Most people believe that scientists first perform basic (“fundamental”) research and then perform applied research. Basic research delivers the fundamental insights that then get detailed and refined as they hit reality in applied research. Along with this comes the request that basic research funding should be provided by the country (because few companies would ever pay for it) before industry kicks in and supports applied research. Nothing could be further from the situation in my engineering process research.
First as a curiosity, and then as a pattern, I observed how I go about one-person research projects and funding them. I have found it much easier to approach industry with a relevant research question and get funding for it when the question is not fully vetted yet. As long as there are clear deliverables that make sense to industry, I can find funders for the research. These deliverables are often qualitative and exploratory in nature as industry wants advice and then relies on human intelligence to carry it further. Researchers, however, can use this exploratory research to refine their research question and write a grant proposal that suggests to turn the insights, typically a proposed theory, into a validated one. This only makes sense: In engineering, industry is usually not willing to pay for controlled experiments or the like as the necessarily reductive nature of such methods is of little interest in the mostly qualitative world of engineering processes.
Please note that I’m talking about software engineering processes. One might think that there is no basic research in engineering processes, but I would obviously disagree. I suspect it is the nature of this domain that groundbreaking research can only be performed in the field where the action is.

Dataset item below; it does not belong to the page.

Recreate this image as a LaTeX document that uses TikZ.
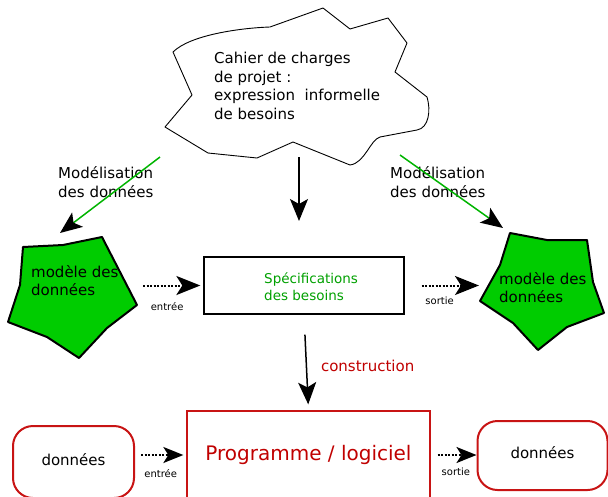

Thus, in my line of research the exciting discovery is often in the front parts of the research process performed with industry. Once we know what we are looking for and are trying to validate it, we reach more streamlined action and can use public funding for that. In this approach, the industry funded research gives us the time, money, and perspective to write a public grant proposal for its validation. Which is to say, public funding follows industry funding rather than the other way around. This turns the common wisdom of basic public research before applied industry research on its head.